While we were visiting, we were shown different workshop areas for the ‘Shedders’ to pursue their varying interests, including: 3D printer rooms, computer areas and the impressive woodworking and metal workshop, that was busy with members building their individual creations. The benches on which they worked were built by the members themselves, while important equipment including the vices and materials to build with, were funded by grants or gifted by local companies.

We spoke to a couple of members who emphasised how important the Shed has been to them in their personal lives, and how the group has helped build their confidence again and welcomed them with open arms, making them feel a part of a family. We heard an example of the comradery at the Shed from one of the members who told us how his fellow shedders used their skills to engineer some life-changing improvements to his electric scooter, which enormously improved his quality of life and independence.



Our second stop was to the Multiple Sclerosis Therapy Group. This incredible group, which is run entirely by volunteers, help local people who are living with Multiple Sclerosis and other conditions, improve their quality of life. There are over 800 people who benefit from the great work this project does, with around 70 people supported directly every week. The group was founded in 1993 and has evolved over the past 24 years to help an ever-growing membership of people. The group’s ethos is to give people the sense of belonging they deserve and to offer a safe place where they are not marginalised or isolated. 

As well as looking after the member’s mental wellbeing, they also seek to offer various therapies to improve people’s quality of life and physical well-being. While we were there we were lucky enough to be able to see their hyperbaric oxygen therapy chamber, which is used to help people with MS and a variety of other conditions, including people who are preparing for operations and recovering from them. The chamber helps people heal faster by allowing the body to take in more oxygen and deliver it in the blood to the brain, which is beneficial for a variety of conditions, and is not available readily available on the NHS. One of the directors explained to us the benefits that the chamber had on a patient who was unable to walk and talk; after a year of using the chamber, they were able to walk with assistance and talk again from the beneficial effects the treatment has. 
A few of our visitors had the opportunity to sit within the actual chamber to see what it feels like. The group also have therapy rooms, where there’s an option for members to undergo a variety of different therapies including Reiki, Reflexology and massages.
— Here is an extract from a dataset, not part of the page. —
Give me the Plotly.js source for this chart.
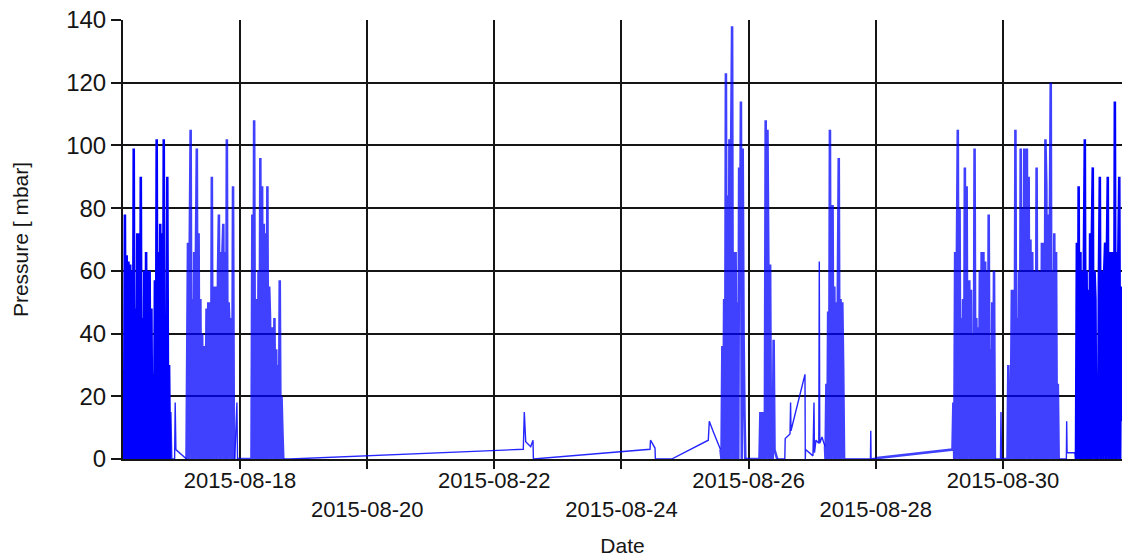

Our final stop on our Seeing is Believing visit was to the Camphill Community; this extraordinary charity supports 54 people with learning disabilities, and aims to encourage it’s members to make their own choices about the way they want to live their lives and enable them to take responsibility for their decisions. Each person within the community has a role to play, which means they have an increased sense of purpose and partake in meaningful work. Residents of Camphill are also actively encouraged to take part in activities that affect the wider community of Milton Keynes. 
Whilst visiting, we enjoyed a fantastic lunch in the café in which the residents work. The café uses produce that is all grown or handmade on site, in order to provide unique and organic dishes that are produced each day. 

After our delicious lunch in which many of us enjoyed the mushroom risotto and leek potato soup they had on offer, we were shown the incredible Chrysalis theatre they have on site. The architecturally beautiful theatre serves the wider community of Milton Keynes, as well as the residents of Camphill and is regularly used for meals and conferences. The residents are currently rehearsing for a Christmas play of Joseph and the Amazing Technicolour Dreamcoat. As well as offering an opportunity for the residents to get involved in ‘The Arts’, there is a wide range of jobs and hobbies that they can get involved in. Some of which include: a newsletter group (which releases a publication once a month) a cycling club, and a workshop that focuses on refurbishing old tools, which will then be sent to third world countries to help people there. 
We visited the bakery on site, where fresh bread, cakes and biscuits are made every day, and saw the food processing area where residents make dried herbs and chutneys among many other things. Camphill focuses on the person, rather than the workshop and aims at nurturing an individual’s talents and interests; an example we saw, was the installation of a leather workshop for a resident who had a particular interest in leathercraft. We finished our trip to Camphill by taking a look around the shop, where the goods that are created by the residents are available for purchase, including beautiful homemade cards, scarves, honey and jewellery.



We would like to say a great big thank you to the organisations that so kindly hosted us on the day, and another thank you to our wonderful guests who made the day such great fun by really entering into the spirit of things!